Bukchon, which literally means “north village,” is one of the oldest parts of Seoul, and one of the few neighborhoods where hanok have kept their traditional architectural character despite Korea’s rush for modern redevelopment, which has given little thought to historical preservation.
The six women in the meeting are the members of “People Who Value Hanok,” a civic group of residents determined to protect the village from the hands of real estate investors and urban developers, many of whom are eager to turn the village into a tourist draw with over-the-top stylized hanok.
It’s been almost six years since the residents first met. The group was mobilized in 2000 by 30 women who wanted to restore the old village in a way that would fit with modern living.
About 20 houses have as a result been saved from the wrecking ball.
But recently the group is facing a dilemma: Investors have accused the women of being “protectionists,” trying to raise the real estate value of the neighborhood.
“When Kim Hong-nam, the director of the National Folk Museum and Jeong Mi-suk, a director at the Korean Furniture Museum, first started the residents’ movement, we had a sense of desperation that all the hanok in the neighborhood would be swept away by the wind of a redevelopment,” says No Joeng-ran, a visual artist who has been the group’s secretary since its launch. “The sense of urgency was obvious to me, even when I came back to Korea from abroad. There were no places in Seoul to quietly walk around. When I visited areas like Insa-dong or Gaehoe-dong, to feel a sense of warmth, I saw the old hanoks were all being driven away by the commercial buildings.”
Ms. No stressed that the group is not trying to make a profit in the real-estate market. “Bukchon is as it is now only because there were women who were committed to the movement. They convinced all of us by saying that ‘hanok should be kept by women.’”
Still, the preservation of Bukchon is mostly attributed to the efforts of its residents, who have organized to lobby the city government for stricter zoning controls in the area, to keep businesses out and reconstruction to a minimum. The movement has been one of the rare urban projects in Korea in which residents stood up to protect cultural properties.
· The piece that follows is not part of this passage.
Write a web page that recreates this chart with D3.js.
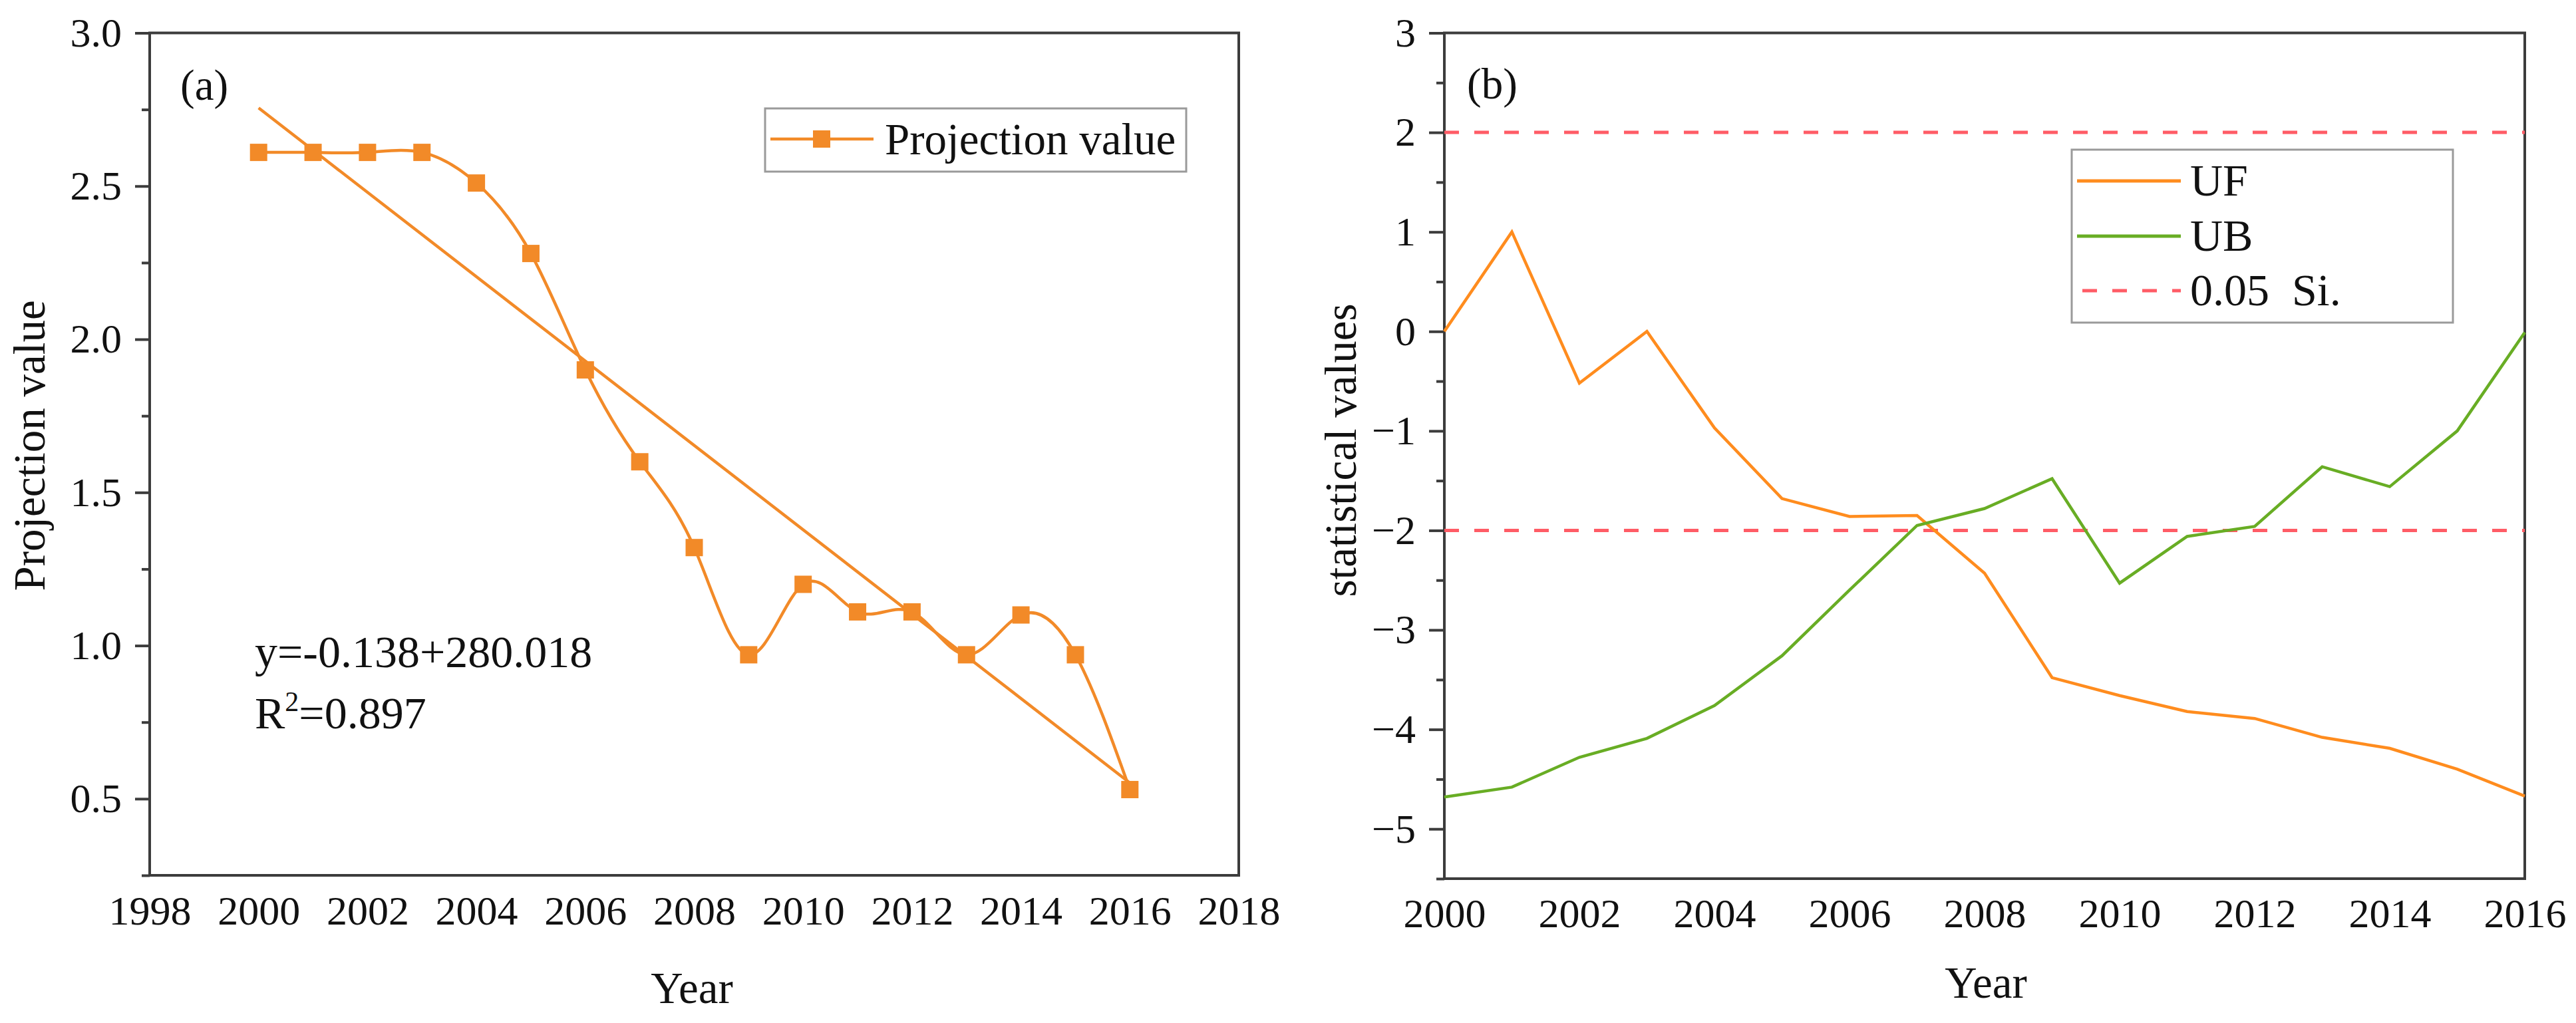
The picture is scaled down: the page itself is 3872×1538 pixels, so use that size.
<!DOCTYPE html>
<html>
<head>
<meta charset="utf-8">
<script src="https://cdn.jsdelivr.net/npm/d3@7"></script>
<style>
  body { margin: 0; background: #fff; }
  svg text { font-family: "Liberation Serif", "Times New Roman", serif !important; fill: #111; }
</style>
</head>
<body>
<div id="canvas"></div>
<script>
// panel (a)
const projYears = [2000, 2001, 2002, 2003, 2004, 2005, 2006, 2007, 2008, 2009, 2010, 2011, 2012, 2013, 2014, 2015, 2016];
const projValues = [2.61, 2.61, 2.61, 2.61, 2.51, 2.28, 1.90, 1.60, 1.32, 0.97, 1.20, 1.11, 1.11, 0.97, 1.10, 0.97, 0.53];
const trendYears = [2000, 2016];
const trendValues = [2.755, 0.552];
const leftXTicks = [1998, 2000, 2002, 2004, 2006, 2008, 2010, 2012, 2014, 2016, 2018];
const leftYTicks = [0.5, 1.0, 1.5, 2.0, 2.5, 3.0];
const leftYMinor = [0.25, 0.75, 1.25, 1.75, 2.25, 2.75];

// panel (b)
const mkYears = [2000, 2001, 2002, 2003, 2004, 2005, 2006, 2007, 2008, 2009, 2010, 2011, 2012, 2013, 2014, 2015, 2016];
const ufValues = [0, 1.0, -0.52, 0, -0.97, -1.68, -1.86, -1.85, -2.43, -3.48, -3.66, -3.82, -3.89, -4.08, -4.19, -4.40, -4.67];
const ubValues = [-4.68, -4.58, -4.28, -4.09, -3.76, -3.26, -2.60, -1.95, -1.78, -1.48, -2.53, -2.06, -1.96, -1.36, -1.56, -1.0, -0.01];
const sigLevels = [2, -2];
const rightXTicks = [2000, 2002, 2004, 2006, 2008, 2010, 2012, 2014, 2016];
const rightYTicks = [-5, -4, -3, -2, -1, 0, 1, 2, 3];
const rightYMinor = [-5.5, -4.5, -3.5, -2.5, -1.5, -0.5, 0.5, 1.5, 2.5];

const serif = "Liberation Serif, Times New Roman, serif";
const axisColor = "#3c3c3c";
const projColor = "#f28a28";
const ufColor = "#ff8c1e";
const ubColor = "#68ad24";
const sigColor = "#ff5c66";

const svg = d3
  .select("#canvas")
  .append("svg")
  .attr("width", 3872)
  .attr("height", 1538)
  .attr("font-family", serif);

svg.append("rect").attr("width", 3872).attr("height", 1538).attr("fill", "#fff");

const styleAxis = (g, size) => {
  g.attr("font-family", serif).attr("font-size", size);
  g.select(".domain").remove();
  g.selectAll(".tick line").attr("stroke", axisColor).attr("stroke-width", 4);
  g.selectAll(".tick text")
    .attr("font-family", serif)
    .attr("font-size", size)
    .attr("fill", "#111");
};

// ---------- panel (a) ----------
const xA = d3.scaleLinear().domain([1998, 2018]).range([225, 1862]);
const yA = d3.scaleLinear().domain([0.25, 3]).range([1316, 49.5]);

svg.append("g")
  .attr("transform", "translate(225,0)")
  .call(d3.axisLeft(yA).tickValues(leftYMinor).tickSize(12).tickFormat(""))
  .call((g) => styleAxis(g, 62));

svg.append("g")
  .attr("transform", "translate(225,0)")
  .call(d3.axisLeft(yA).tickValues(leftYTicks).tickSize(22).tickPadding(20).tickFormat(d3.format(".1f")))
  .call((g) => styleAxis(g, 62));

svg.append("g")
  .attr("transform", "translate(0,1316)")
  .call(d3.axisBottom(xA).tickValues(leftXTicks).tickSize(0).tickPadding(30).tickFormat(d3.format("d")))
  .call((g) => styleAxis(g, 62));

svg.append("rect")
  .attr("x", xA(1998)).attr("y", yA(3))
  .attr("width", xA(2018) - xA(1998)).attr("height", yA(0.25) - yA(3))
  .attr("fill", "none").attr("stroke", axisColor).attr("stroke-width", 4);

const projPts = projYears.map((d, i) => [d, projValues[i]]);

svg.append("path")
  .datum(trendYears.map((d, i) => [d, trendValues[i]]))
  .attr("fill", "none").attr("stroke", projColor).attr("stroke-width", 4.5)
  .attr("d", d3.line().x((d) => xA(d[0])).y((d) => yA(d[1])));

svg.append("path")
  .datum(projPts)
  .attr("fill", "none").attr("stroke", projColor).attr("stroke-width", 4.5)
  .attr("d", d3.line().x((d) => xA(d[0])).y((d) => yA(d[1])).curve(d3.curveNatural));

svg.selectAll(".sq")
  .data(projPts)
  .join("rect")
  .attr("class", "sq")
  .attr("x", (d) => xA(d[0]) - 13)
  .attr("y", (d) => yA(d[1]) - 13)
  .attr("width", 26).attr("height", 26)
  .attr("fill", projColor);

svg.append("text").attr("x", 271).attr("y", 150).style("font-size", "65px").text("(a)");

svg.append("text").attr("x", 383).attr("y", 1003).style("font-size", "68px").text("y=-0.138+280.018");
const r2 = svg.append("text").attr("x", 383).attr("y", 1095).style("font-size", "68px");
r2.append("tspan").text("R");
r2.append("tspan").attr("dy", -26).style("font-size", "42px").text("2");
r2.append("tspan").attr("dy", 26).text("=0.897");

svg.append("text")
  .attr("transform", "translate(67,670) rotate(-90)")
  .style("text-anchor", "middle").style("font-size", "67px")
  .text("Projection value");

svg.append("text")
  .attr("x", 1040).attr("y", 1508)
  .style("text-anchor", "middle").style("font-size", "67px")
  .text("Year");

// legend (a)
const legA = svg.append("g");
legA.append("rect")
  .attr("x", 1150).attr("y", 163).attr("width", 633).attr("height", 95)
  .attr("fill", "#fff").attr("stroke", "#9a9a9a").attr("stroke-width", 3);
legA.append("line")
  .attr("x1", 1158).attr("x2", 1313).attr("y1", 209).attr("y2", 209)
  .attr("stroke", projColor).attr("stroke-width", 4.5);
legA.append("rect")
  .attr("x", 1222).attr("y", 196).attr("width", 26).attr("height", 26)
  .attr("fill", projColor);
legA.append("text").attr("x", 1330).attr("y", 232).style("font-size", "67px").text("Projection value");

// ---------- panel (b) ----------
const xB = d3.scaleLinear().domain([2000, 2016]).range([2171, 3795]);
const yB = d3.scaleLinear().domain([-5.5, 3]).range([1321, 49.5]);

const signed = (d) => (d < 0 ? "\u2212" + Math.abs(d) : String(d));

svg.append("g")
  .attr("transform", "translate(2171,0)")
  .call(d3.axisLeft(yB).tickValues(rightYMinor).tickSize(12).tickFormat(""))
  .call((g) => styleAxis(g, 62));

svg.append("g")
  .attr("transform", "translate(2171,0)")
  .call(d3.axisLeft(yB).tickValues(rightYTicks).tickSize(23).tickPadding(20).tickFormat(signed))
  .call((g) => styleAxis(g, 62));

svg.append("g")
  .attr("transform", "translate(0,1321)")
  .call(d3.axisBottom(xB).tickValues(rightXTicks).tickSize(0).tickPadding(29).tickFormat(d3.format("d")))
  .call((g) => styleAxis(g, 62));

svg.append("rect")
  .attr("x", xB(2000)).attr("y", yB(3))
  .attr("width", xB(2016) - xB(2000)).attr("height", yB(-5.5) - yB(3))
  .attr("fill", "none").attr("stroke", axisColor).attr("stroke-width", 4);

svg.selectAll(".sig")
  .data(sigLevels)
  .join("line")
  .attr("class", "sig")
  .attr("x1", xB(2000)).attr("x2", xB(2016))
  .attr("y1", (d) => yB(d)).attr("y2", (d) => yB(d))
  .attr("stroke", sigColor).attr("stroke-width", 5)
  .attr("stroke-dasharray", "22,23");

const lineB = d3.line().x((d) => xB(d[0])).y((d) => yB(d[1]));

svg.append("path")
  .datum(mkYears.map((d, i) => [d, ufValues[i]]))
  .attr("fill", "none").attr("stroke", ufColor).attr("stroke-width", 4.5)
  .attr("d", lineB);

svg.append("path")
  .datum(mkYears.map((d, i) => [d, ubValues[i]]))
  .attr("fill", "none").attr("stroke", ubColor).attr("stroke-width", 4.5)
  .attr("d", lineB);

svg.append("text").attr("x", 2205).attr("y", 148).style("font-size", "65px").text("(b)");

svg.append("text")
  .attr("transform", "translate(2038,677) rotate(-90)")
  .style("text-anchor", "middle").style("font-size", "67px")
  .text("statistical values");

svg.append("text")
  .attr("x", 2985).attr("y", 1500)
  .style("text-anchor", "middle").style("font-size", "67px")
  .text("Year");

// legend (b)
const legB = svg.append("g");
legB.append("rect")
  .attr("x", 3114).attr("y", 225).attr("width", 573).attr("height", 260)
  .attr("fill", "#fff").attr("stroke", "#9a9a9a").attr("stroke-width", 3);

const legItems = [
  { label: "UF", color: ufColor, dash: null, y: 272 },
  { label: "UB", color: ubColor, dash: null, y: 355 },
  { label: "0.05  Si.", color: sigColor, dash: "22,23", y: 437 },
];

legItems.forEach((d) => {
  legB.append("line")
    .attr("x1", d.dash ? 3130 : 3122).attr("x2", 3278)
    .attr("y1", d.y).attr("y2", d.y)
    .attr("stroke", d.color).attr("stroke-width", 5)
    .attr("stroke-dasharray", d.dash);
  legB.append("text")
    .attr("x", 3292).attr("y", d.y + 22)
    .style("font-size", "68px")
    .style("white-space", "pre")
    .text(d.label);
});
</script>
</body>
</html>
The group’s efforts are finally paying off, at least in some places. There is now a growing consensus among the neighborhood’s residents that the restoration of hanok should not focus on modernizing the houses or giving them overly stylish architecture.
That ideal is being put into practice by Park Sil, a ceramicist, and Jo Hae-gyeong, the director of Gallery Jo, who are currently restoring an old house in Bukckon.
“The residents think that I’m tearing apart our house,” she says. “But we’re trying our best to revive the house into an original shape.”
Choi Mi-gyeong, who is married to a Swedish man, said, “We had to basically rebuild the house to bring back its original shape, because the old wood beams had rotted after previous restoration attempts, and the metal and concrete that were added needed to be taken out.”
Even since apartments became the most popular forms of residence in Korea, it’s been increasingly difficult to restore old houses, which is one reason the group recently hosted a lecture at the National Museum of Korea last month by Song In-ho, a professor of architecture, titled “Hanok Village in a City: Bukchon.”
In the session, Song talked about the various experiments done by the group to fuse tradition with modern living. “Maybe 10 years from now, people will ask apartment residents in Gangnam, ‘You still live in Gangnam?’” said Park Hee-yang, a senior advisor of Korean Residents Abroad Education Promotion Foundation, who recently moved into the neighborhood.